Фрейд тоже не испугался появления фотографии; он нашел свой собственный критерий. В теперешней ситуации, считал он, художник может лишь заняться поисками правды. Конечно, она столь же неуловима, как и всё остальное, но Фрейд распознавал эту правду, когда с ней сталкивался; для него это было скорее метафизическое качество, чем стилистический атрибут. «Мне интересно только такое искусство, которое имеет дело с правдой. Меньше всего меня заботит, абстрактное оно или какое-нибудь другое». Хокни в 1976 году писал не столь пафосно, даже непочтительно, сопротивляясь неизбежному наступлению модернизма. По его словам, он «понял: большая часть работ, позиционируемых как модернистские, просто хлам». Вывод: если зашел в тупик, «сделай кувырок назад и продолжай работать»[350]
.Со своей стороны, Ауэрбах свято верил в ненужность воспроизведения того, что уже сделано, – если не пишешь по-новому, результат будет только «похож на картину». В этом смысле он признавал поступательное развитие искусства. Но историю Ауэрбах рассматривал не как неумолимый марш вперед – он решил, что стрелу времени лучше превратить в петлю:
Бывают такие художники, самый яркий пример – Кандинский: он не писал ничего выдающегося, но в тот момент, когда обратился к абстракции, создал несколько выдающихся картин. Окончательно переродившись в абстракционистов, они, на мой взгляд, снова становятся середнячками. Таким образом, напряжение и воодушевление создаются процессом перехода к абстракции. Поэтому, как мне кажется, эту границу надо пересекать снова и снова.

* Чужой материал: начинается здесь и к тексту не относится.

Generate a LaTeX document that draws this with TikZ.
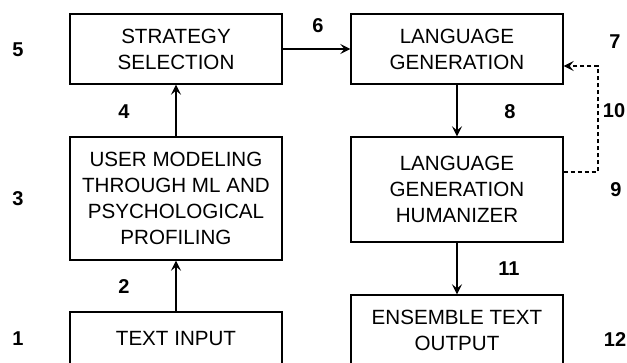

Интересно, что с ним согласна Бриджет Райли, при всей непохожести их творчества. Она выбрала для остановки чуть-чуть другую точку – когда ранние модернисты пересекли границу с абстракцией:
Искусство в нашем столетии сбила с толку идея прогресса, в основе которой лежит не вполне верное прочтение истории ранних модернистов. Тогда надо было многое прояснить, открыть многие двери. Но когда двери открыли, за ними не было других дверей, которые открывались бы куда-нибудь – по крайней мере, реальных дверей не было. Дальше нужно было возделывать свой сад! Я хочу сказать, нужно было исследовать территорию, которая открылась.
К середине семидесятых абстракционизм уже не казался неизбежным будущим искусства, а стал просто способом писания картин. На первое место выдвигалось различие между живописью и другими формами искусства. Более того, казалось, будущее принадлежит последним: лэнд-арту, перформансу, инсталляции, видео. Даже кураторы галереи Тейт, эти законодатели вкуса и моды, в очередной раз провозгласили, что живопись мертва, закончилась и ее больше нет.
Действительно, большинство самых значительных художников, появившихся в Лондоне в семидесятые-восьмидесятые годы – в их числе Ричард Лонг, Тони Крэгг, Энтони Гормли, Аниш Капур, Гилберт и Джордж, – были скорее скульпторами, чем живописцами, если их творчество вообще поддается классификации в традиционных терминах.
Такое развитие событий не помешало Бэкону войти в пантеон истории искусства. В 1971 году (по крайней мере, так он думал) его карьера достигла вершины – ретроспективы в парижском Гран-Пале. Но самые сильные свои работы он создал после этого – триптихи, связанные с самоубийством его любовника Джорджа Дайера, которое тот совершил за полтора дня до открытия выставки. В них наконец сошлись два полюса его творчества – нутряной реализм и трагедия.
Неподвластная моде слава Хокни росла и ширилась. Однако в шестидесятые он всё меньше был лондонским художником, ибо жил в Лондоне лишь время от времени. В 1972 году, устав от Англии, неудовлетворенный натурализмом своего творчества, в котором видел «ловушку», он перебрался в Париж, а к концу десятилетия вернулся в Лос-Анджелес. Там он остался на двадцать лет, перепробовав кубизм, театральное оформительство, фотографию (при всех ее несовершенствах); проявив недюжинную интеллектуальную активность, он работал в самых разных манерах и, подобно Бэкону, был совершенно непредсказуем для сколь угодно авторитетных критиков и историков искусства.